Problem to work on ▸
Restate the whole of the material. Keep every word, and drop the pictures.

Data section ▸

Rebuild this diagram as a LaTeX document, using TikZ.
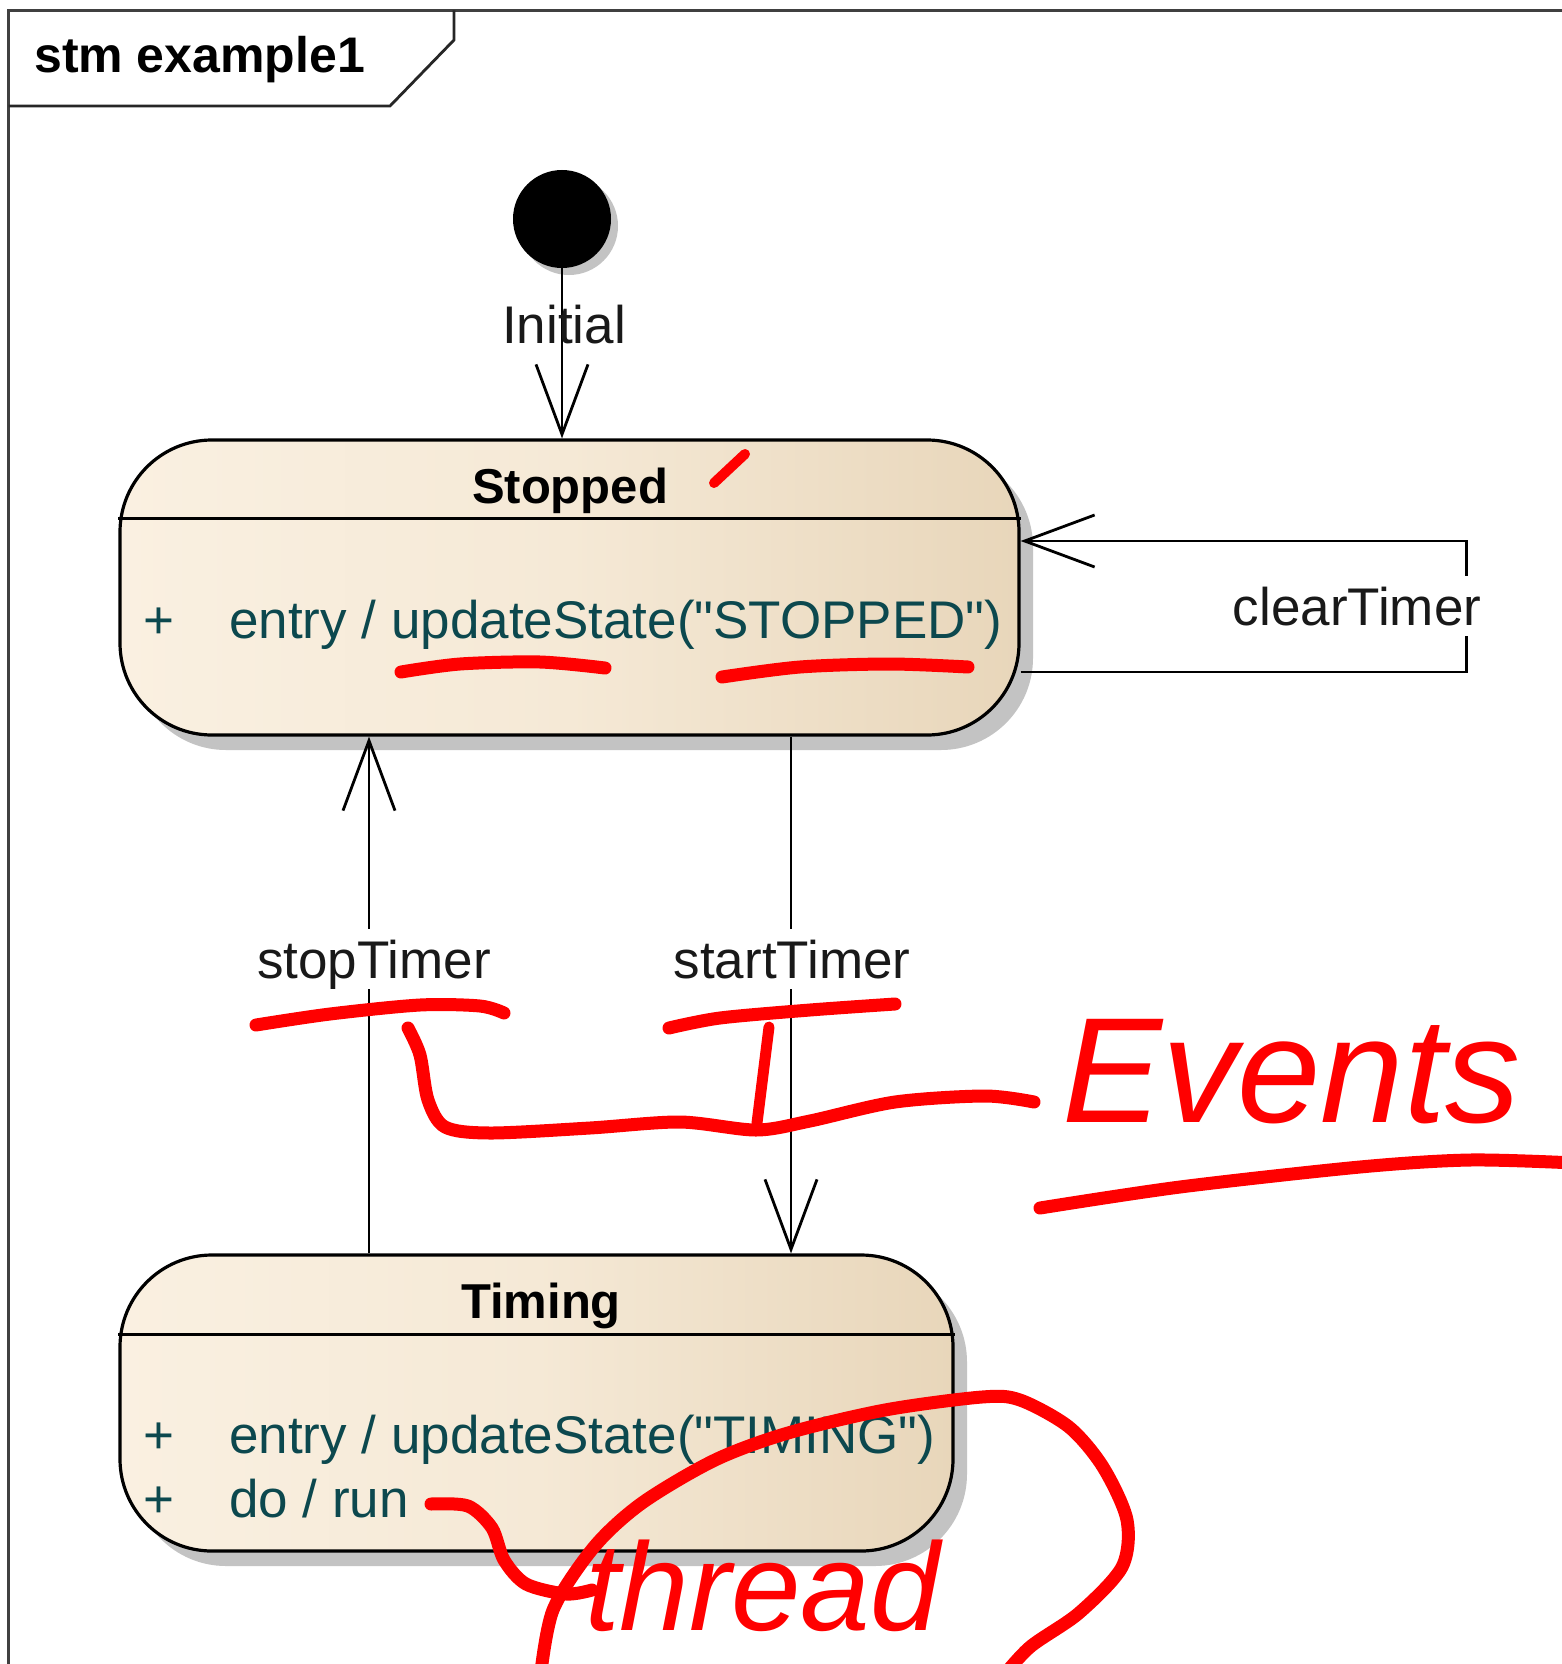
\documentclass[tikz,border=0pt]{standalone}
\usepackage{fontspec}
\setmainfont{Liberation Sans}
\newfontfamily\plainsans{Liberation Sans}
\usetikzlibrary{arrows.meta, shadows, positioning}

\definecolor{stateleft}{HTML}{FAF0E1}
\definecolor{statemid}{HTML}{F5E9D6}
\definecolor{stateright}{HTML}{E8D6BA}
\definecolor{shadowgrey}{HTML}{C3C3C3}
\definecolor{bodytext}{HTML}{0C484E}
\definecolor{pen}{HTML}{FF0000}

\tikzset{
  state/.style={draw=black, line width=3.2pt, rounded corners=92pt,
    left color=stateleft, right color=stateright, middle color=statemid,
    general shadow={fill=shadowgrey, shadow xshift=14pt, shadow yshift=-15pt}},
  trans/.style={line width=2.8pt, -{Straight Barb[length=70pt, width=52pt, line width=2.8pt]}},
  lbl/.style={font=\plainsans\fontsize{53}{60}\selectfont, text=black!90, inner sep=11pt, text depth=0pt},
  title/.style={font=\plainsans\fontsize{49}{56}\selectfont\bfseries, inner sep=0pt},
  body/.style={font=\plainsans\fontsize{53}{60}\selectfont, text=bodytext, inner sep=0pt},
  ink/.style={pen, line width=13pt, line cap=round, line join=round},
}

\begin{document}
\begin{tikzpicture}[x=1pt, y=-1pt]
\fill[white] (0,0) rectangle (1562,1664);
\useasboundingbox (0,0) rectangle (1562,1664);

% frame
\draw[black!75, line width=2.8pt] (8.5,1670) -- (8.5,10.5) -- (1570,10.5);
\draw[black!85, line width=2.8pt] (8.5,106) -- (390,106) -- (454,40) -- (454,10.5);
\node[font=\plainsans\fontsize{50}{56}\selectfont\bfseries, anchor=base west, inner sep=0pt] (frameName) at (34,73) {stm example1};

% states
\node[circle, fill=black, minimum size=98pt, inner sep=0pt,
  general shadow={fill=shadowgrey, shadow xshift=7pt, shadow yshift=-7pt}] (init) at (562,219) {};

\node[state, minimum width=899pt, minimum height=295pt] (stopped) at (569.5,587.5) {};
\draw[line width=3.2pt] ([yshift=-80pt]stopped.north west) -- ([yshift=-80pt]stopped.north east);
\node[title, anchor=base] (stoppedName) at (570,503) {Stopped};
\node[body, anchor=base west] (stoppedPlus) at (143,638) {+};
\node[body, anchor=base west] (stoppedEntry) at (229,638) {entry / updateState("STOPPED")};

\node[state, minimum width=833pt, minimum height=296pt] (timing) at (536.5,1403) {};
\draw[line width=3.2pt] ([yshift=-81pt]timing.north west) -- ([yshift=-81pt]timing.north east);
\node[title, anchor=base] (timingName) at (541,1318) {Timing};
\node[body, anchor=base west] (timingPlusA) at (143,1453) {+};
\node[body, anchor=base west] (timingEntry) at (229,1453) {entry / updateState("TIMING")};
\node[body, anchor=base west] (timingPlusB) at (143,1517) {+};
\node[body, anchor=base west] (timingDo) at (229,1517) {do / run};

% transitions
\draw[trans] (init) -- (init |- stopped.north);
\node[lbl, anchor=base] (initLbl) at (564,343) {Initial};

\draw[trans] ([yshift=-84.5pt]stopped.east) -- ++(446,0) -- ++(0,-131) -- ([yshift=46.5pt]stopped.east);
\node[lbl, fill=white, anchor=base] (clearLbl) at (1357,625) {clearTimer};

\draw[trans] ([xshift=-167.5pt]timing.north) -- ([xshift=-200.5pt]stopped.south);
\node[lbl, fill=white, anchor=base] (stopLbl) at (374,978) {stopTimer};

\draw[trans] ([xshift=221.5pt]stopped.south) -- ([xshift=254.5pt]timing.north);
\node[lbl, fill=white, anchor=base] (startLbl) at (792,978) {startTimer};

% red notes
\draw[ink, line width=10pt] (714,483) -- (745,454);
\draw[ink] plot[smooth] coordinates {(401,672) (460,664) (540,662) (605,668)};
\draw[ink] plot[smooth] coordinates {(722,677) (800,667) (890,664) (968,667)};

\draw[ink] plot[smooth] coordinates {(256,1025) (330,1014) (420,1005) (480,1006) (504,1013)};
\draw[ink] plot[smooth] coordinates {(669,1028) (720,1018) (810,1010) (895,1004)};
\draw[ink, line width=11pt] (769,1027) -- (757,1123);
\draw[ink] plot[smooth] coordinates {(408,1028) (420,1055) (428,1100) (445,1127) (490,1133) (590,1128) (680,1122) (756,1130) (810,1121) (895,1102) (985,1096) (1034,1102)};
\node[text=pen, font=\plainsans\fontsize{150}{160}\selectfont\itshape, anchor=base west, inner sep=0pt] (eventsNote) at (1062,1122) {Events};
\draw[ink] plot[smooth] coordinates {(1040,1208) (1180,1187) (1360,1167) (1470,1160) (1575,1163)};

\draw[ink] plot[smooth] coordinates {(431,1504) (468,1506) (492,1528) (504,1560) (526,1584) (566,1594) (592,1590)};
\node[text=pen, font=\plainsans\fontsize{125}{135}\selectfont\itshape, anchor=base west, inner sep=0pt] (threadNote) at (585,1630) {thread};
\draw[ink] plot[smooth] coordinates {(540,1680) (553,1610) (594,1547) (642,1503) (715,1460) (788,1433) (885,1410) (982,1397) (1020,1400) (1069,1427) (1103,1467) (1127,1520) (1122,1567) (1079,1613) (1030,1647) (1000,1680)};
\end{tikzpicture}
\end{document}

Full output ▸
Rebuild this diagram as a LaTeX document, using TikZ.
\documentclass[tikz,border=0pt]{standalone}
\usepackage{fontspec}
\setmainfont{Liberation Sans}
\newfontfamily\plainsans{Liberation Sans}
\usetikzlibrary{arrows.meta, shadows, positioning}

\definecolor{stateleft}{HTML}{FAF0E1}
\definecolor{statemid}{HTML}{F5E9D6}
\definecolor{stateright}{HTML}{E8D6BA}
\definecolor{shadowgrey}{HTML}{C3C3C3}
\definecolor{bodytext}{HTML}{0C484E}
\definecolor{pen}{HTML}{FF0000}

\tikzset{
  state/.style={draw=black, line width=3.2pt, rounded corners=92pt,
    left color=stateleft, right color=stateright, middle color=statemid,
    general shadow={fill=shadowgrey, shadow xshift=14pt, shadow yshift=-15pt}},
  trans/.style={line width=2.8pt, -{Straight Barb[length=70pt, width=52pt, line width=2.8pt]}},
  lbl/.style={font=\plainsans\fontsize{53}{60}\selectfont, text=black!90, inner sep=11pt, text depth=0pt},
  title/.style={font=\plainsans\fontsize{49}{56}\selectfont\bfseries, inner sep=0pt},
  body/.style={font=\plainsans\fontsize{53}{60}\selectfont, text=bodytext, inner sep=0pt},
  ink/.style={pen, line width=13pt, line cap=round, line join=round},
}

\begin{document}
\begin{tikzpicture}[x=1pt, y=-1pt]
\fill[white] (0,0) rectangle (1562,1664);
\useasboundingbox (0,0) rectangle (1562,1664);

% frame
\draw[black!75, line width=2.8pt] (8.5,1670) -- (8.5,10.5) -- (1570,10.5);
\draw[black!85, line width=2.8pt] (8.5,106) -- (390,106) -- (454,40) -- (454,10.5);
\node[font=\plainsans\fontsize{50}{56}\selectfont\bfseries, anchor=base west, inner sep=0pt] (frameName) at (34,73) {stm example1};

% states
\node[circle, fill=black, minimum size=98pt, inner sep=0pt,
  general shadow={fill=shadowgrey, shadow xshift=7pt, shadow yshift=-7pt}] (init) at (562,219) {};

\node[state, minimum width=899pt, minimum height=295pt] (stopped) at (569.5,587.5) {};
\draw[line width=3.2pt] ([yshift=-80pt]stopped.north west) -- ([yshift=-80pt]stopped.north east);
\node[title, anchor=base] (stoppedName) at (570,503) {Stopped};
\node[body, anchor=base west] (stoppedPlus) at (143,638) {+};
\node[body, anchor=base west] (stoppedEntry) at (229,638) {entry / updateState("STOPPED")};

\node[state, minimum width=833pt, minimum height=296pt] (timing) at (536.5,1403) {};
\draw[line width=3.2pt] ([yshift=-81pt]timing.north west) -- ([yshift=-81pt]timing.north east);
\node[title, anchor=base] (timingName) at (541,1318) {Timing};
\node[body, anchor=base west] (timingPlusA) at (143,1453) {+};
\node[body, anchor=base west] (timingEntry) at (229,1453) {entry / updateState("TIMING")};
\node[body, anchor=base west] (timingPlusB) at (143,1517) {+};
\node[body, anchor=base west] (timingDo) at (229,1517) {do / run};

% transitions
\draw[trans] (init) -- (init |- stopped.north);
\node[lbl, anchor=base] (initLbl) at (564,343) {Initial};

\draw[trans] ([yshift=-84.5pt]stopped.east) -- ++(446,0) -- ++(0,-131) -- ([yshift=46.5pt]stopped.east);
\node[lbl, fill=white, anchor=base] (clearLbl) at (1357,625) {clearTimer};

\draw[trans] ([xshift=-167.5pt]timing.north) -- ([xshift=-200.5pt]stopped.south);
\node[lbl, fill=white, anchor=base] (stopLbl) at (374,978) {stopTimer};

\draw[trans] ([xshift=221.5pt]stopped.south) -- ([xshift=254.5pt]timing.north);
\node[lbl, fill=white, anchor=base] (startLbl) at (792,978) {startTimer};

% red notes
\draw[ink, line width=10pt] (714,483) -- (745,454);
\draw[ink] plot[smooth] coordinates {(401,672) (460,664) (540,662) (605,668)};
\draw[ink] plot[smooth] coordinates {(722,677) (800,667) (890,664) (968,667)};

\draw[ink] plot[smooth] coordinates {(256,1025) (330,1014) (420,1005) (480,1006) (504,1013)};
\draw[ink] plot[smooth] coordinates {(669,1028) (720,1018) (810,1010) (895,1004)};
\draw[ink, line width=11pt] (769,1027) -- (757,1123);
\draw[ink] plot[smooth] coordinates {(408,1028) (420,1055) (428,1100) (445,1127) (490,1133) (590,1128) (680,1122) (756,1130) (810,1121) (895,1102) (985,1096) (1034,1102)};
\node[text=pen, font=\plainsans\fontsize{150}{160}\selectfont\itshape, anchor=base west, inner sep=0pt] (eventsNote) at (1062,1122) {Events};
\draw[ink] plot[smooth] coordinates {(1040,1208) (1180,1187) (1360,1167) (1470,1160) (1575,1163)};

\draw[ink] plot[smooth] coordinates {(431,1504) (468,1506) (492,1528) (504,1560) (526,1584) (566,1594) (592,1590)};
\node[text=pen, font=\plainsans\fontsize{125}{135}\selectfont\itshape, anchor=base west, inner sep=0pt] (threadNote) at (585,1630) {thread};
\draw[ink] plot[smooth] coordinates {(540,1680) (553,1610) (594,1547) (642,1503) (715,1460) (788,1433) (885,1410) (982,1397) (1020,1400) (1069,1427) (1103,1467) (1127,1520) (1122,1567) (1079,1613) (1030,1647) (1000,1680)};
\end{tikzpicture}
\end{document}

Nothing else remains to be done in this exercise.